After an ill-fated bid for the Las Vegas mayoralty in 1975, Mr. Reid’s career was floundering. But Mr. O’Callaghan again came to his aid, making Mr. Reid chairman of the Nevada Gaming Commission at a moment when state officials were trying to root out the mob from Las Vegas’s casinos.

It was only then that Mr. Reid realized how entrenched the mob still was on the city’s famous Strip. “That was a real eye-opener for me,” he said later, “because I thought I knew the state very well, but I didn’t.”

As gaming commissioner, he was offered bribes and participated in F.B.I. stings. Near the end of his tenure, his wife, Landra Reid, came out of their house one day to find a bomb attached to the family’s station wagon.

Ms. Reid, who was his closest adviser, survives him, as do his children, Rory, Lana Reid Barringer, Leif, Josh and Key, and 19 grandchildren.

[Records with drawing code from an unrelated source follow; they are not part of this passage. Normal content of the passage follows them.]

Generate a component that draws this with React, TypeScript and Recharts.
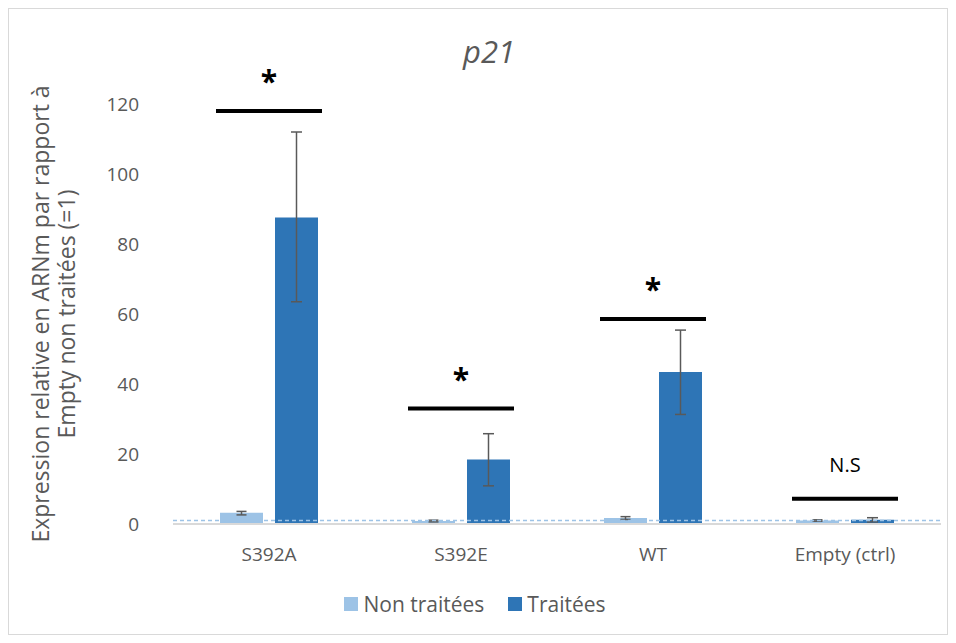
import React from 'react'
import {
  BarChart,
  Bar,
  XAxis,
  YAxis,
  ErrorBar,
  Legend,
  ReferenceLine,
  ReferenceDot,
  Customized,
} from 'recharts'

// valeurs (expression relative, Empty non traitées = 1)
const categories = ['S392A', 'S392E', 'WT', 'Empty (ctrl)']
const nonTraitees = [3.2, 0.85, 1.7, 1.0]
const nonTraiteesErr = [[0.6, 0.4], [0.25, 0.25], [0.4, 0.4], [0.2, 0.2]]
const traitees = [87.6, 18.4, 43.4, 1.2]
const traiteesErr = [[24.1, 24.4], [7.5, 7.4], [12.1, 12.0], [0.6, 0.6]]
const sigLevels = [118, 33, 58.6, 7.2]
const sigLabels = ['*', '*', '*', 'N.S']
const yTicks = [0, 20, 40, 60, 80, 100, 120]

const LIGHT = '#9DC3E6'
const DARK = '#2E75B6'
const TEXT = '#595959'
const FONT = '"Open Sans", "Liberation Sans", sans-serif'

const chartData = categories.map((name, i) => ({
  name,
  non: nonTraitees[i],
  nonErr: nonTraiteesErr[i],
  trt: traitees[i],
  trtErr: traiteesErr[i],
}))

function SigMark({ cx, cy, label }: { cx?: number; cy?: number; label: string }) {
  if (cx == null || cy == null) return null
  const star = label === '*'
  return (
    <g>
      <line x1={cx - 53} x2={cx + 53} y1={cy} y2={cy} stroke="#000" strokeWidth={4} />
      <text
        x={cx}
        y={star ? cy - 19 : cy - 27}
        textAnchor="middle"
        fontFamily={FONT}
        fontSize={star ? 30 : 20}
        fontWeight={star ? 700 : 400}
        fill="#000"
      >
        {label}
      </text>
    </g>
  )
}

function YLabel({ viewBox }: any) {
  const cy = viewBox.y + viewBox.height / 2
  return (
    <g fontFamily={FONT} fontSize={23} fill={TEXT}>
      <text x={31} y={cy} textAnchor="middle" dominantBaseline="central" transform={`rotate(-90 31 ${cy})`}>
        Expression relative en ARNm par rapport à
      </text>
      <text x={57} y={cy} textAnchor="middle" dominantBaseline="central" transform={`rotate(-90 57 ${cy})`}>
        Empty non traitées (=1)
      </text>
    </g>
  )
}

function Title() {
  return (
    <text x={480} y={54} textAnchor="middle" fontFamily={FONT} fontSize={31} fontStyle="italic" fill={TEXT}>
      p21
    </text>
  )
}

function LegendContent() {
  const items = [
    { label: 'Non traitées', color: LIGHT },
    { label: 'Traitées', color: DARK },
  ]
  return (
    <div style={{ display: 'flex', justifyContent: 'center', gap: 24, fontFamily: FONT, fontSize: 21, color: TEXT }}>
      {items.map((it) => (
        <div key={it.label} style={{ display: 'flex', alignItems: 'center', gap: 5 }}>
          <span style={{ width: 14, height: 14, background: it.color, display: 'inline-block' }} />
          <span>{it.label}</span>
        </div>
      ))}
    </div>
  )
}

export default function App() {
  return (
    <div style={{ width: 938, height: 625, border: '1px solid #d9d9d9', background: '#fff' }}>
      <BarChart
        width={938}
        height={625}
        data={chartData}
        margin={{ top: 95, right: 6, left: 0, bottom: 16 }}
        barCategoryGap={47}
        barGap={12}
      >
        <Customized component={<Title />} />
        <XAxis
          dataKey="name"
          height={66}
          axisLine={{ stroke: '#d9d9d9', strokeWidth: 2 }}
          tickLine={false}
          tickMargin={18}
          tick={{ fontFamily: FONT, fontSize: 19, fill: TEXT }}
        />
        <YAxis
          width={164}
          domain={[0, 120]}
          ticks={yTicks}
          axisLine={false}
          tickLine={false}
          tickSize={0}
          tickMargin={34}
          tick={{ fontFamily: FONT, fontSize: 19, fill: TEXT }}
          label={<YLabel />}
        />
        <Legend verticalAlign="bottom" content={<LegendContent />} />
        <Bar dataKey="non" name="Non traitées" fill={LIGHT} isAnimationActive={false}>
          <ErrorBar dataKey="nonErr" width={5} stroke={TEXT} strokeWidth={1.5} />
        </Bar>
        <Bar dataKey="trt" name="Traitées" fill={DARK} isAnimationActive={false}>
          <ErrorBar dataKey="trtErr" width={5.5} stroke={TEXT} strokeWidth={1.5} />
        </Bar>
        <ReferenceLine y={1} stroke={LIGHT} strokeDasharray="4 3" strokeWidth={1.5} />
        {categories.map((c, i) => (
          <ReferenceDot
            key={c}
            x={c}
            y={sigLevels[i]}
            r={0}
            shape={(p: any) => <SigMark cx={p.cx} cy={p.cy} label={sigLabels[i]} />}
          />
        ))}
      </BarChart>
    </div>
  )
}
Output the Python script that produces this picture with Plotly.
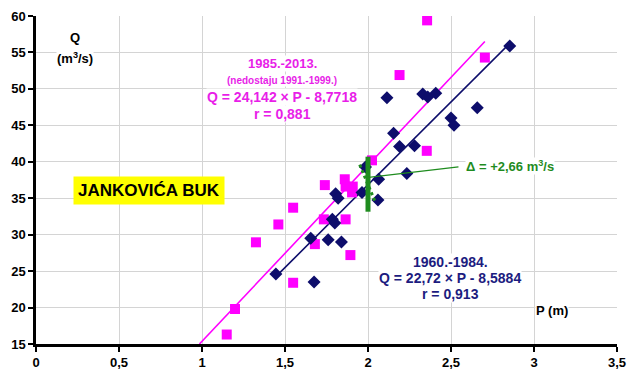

Following the 1980 census, Nevada, for the first time in its history, had a large enough population to merit a second House seat, representing the Las Vegas area. Mr. Reid won the new district, but after two terms a Senate seat again opened up, thanks to Mr. Laxalt’s retirement.

Mr. Reid again benefited from running in a good Democratic year, in 1986, and this time his bare-knuckled tactics paid off as he handily defeated Mr. Laxalt’s hand-picked successor, former Representative Jim Santini.